Tuesday, February 3, 2015

Called to the Life of the Mind

Richard J. Mouw, Called to the Life of the Mind: Some Advice for Evangelical Scholars. Eeerdmans, 2014. 73 pages. ISBN: 978-0-8028-6766-7

Richard J. Mouw is Professor of Faith and Public Life and former president of Fuller Theological Seminary. He is a long-time professor of Philosophy at both Full Theological Seminary and Calvin College. He has been a major evangelical thinker for about fifty years. Called to the Life of the Mind is lessons the author has learned over the years he thinks might be helpful to future evangelical scholars. The chapters are short, 2-3 pages. In it, he addresses certain challenges he has faced in being faithful to the Christian faith and to scholarship.

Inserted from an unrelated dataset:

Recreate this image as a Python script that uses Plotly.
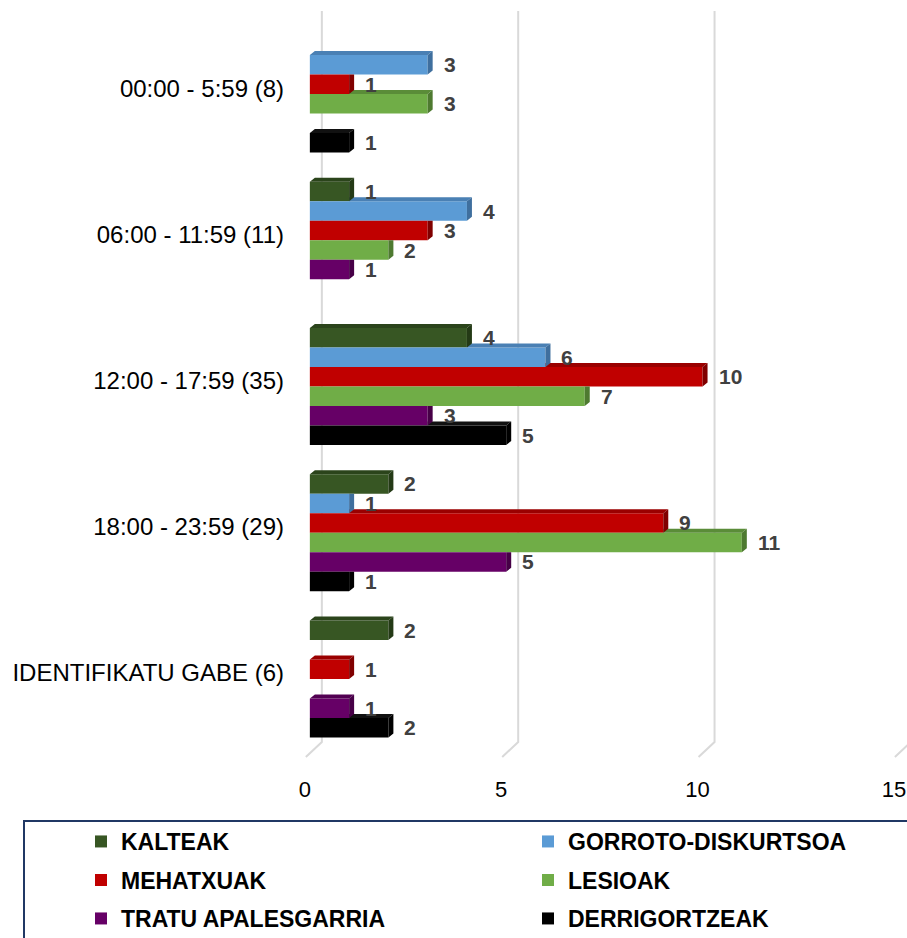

He begins the book by declaring that he had not intended nor his forbears intended him to spend his life in Christian scholarship. He notes, "In my early spiritual environs, higher education was something you suffered through in order to be able to get on with the Lord's real work:" (1) preaching the gospel. He was brought up on the rhetoric of anti-intellectualism. While a college student he was influenced by a chapel speaker to pursue the life of the mind. This commitment to pursue Christian scholarship did not end his struggle with anti-intellectualism. Throughout the book Mouw emphasizes being both faithful to the Christian faith and scholarship. He notes that "there is more to the Kingdom of God than academic pursuits" (9). Not everyone is called to the academy. There are many gifts and functions in the body of Christ.

Two virtues the author emphasizes are humility and hope. He notes, "it is precisely because we are finite beings--and if that were not bad enough, fallen ones as well--that we must take a humbly modest approach to human knowing. God alone knows all things" (23). Because we are finite beings we must be humble about our knowing. On the other hand, we believe that God is real and He is able to reveal Himself to us. We are always situated between humility and hope.

Another theme of the book is the need for a scholarly community. We must not carry on our scholarship isolated from one another. He notes how the early universities founded in America were established by communities who "believed that the academic calling had a profound religious significance" (29). Mark Schwehn in his book Exiles from Eden: Religion and the Academic Vocation states that "these intellectual communities were undergirded" by spiritual virtues like faith, hope, and love. These virtues were sustained by religious practices. These are things not emphasized in the secular academy. In other words, worship must be connected with scholarship. Body and soul, faith and life must be connected.

Called to the Life of the Mind is a little book that can be read in one sitting. It contains important lessons for future evangelical scholars or any Christian who wants to be a faith Christian and scholar.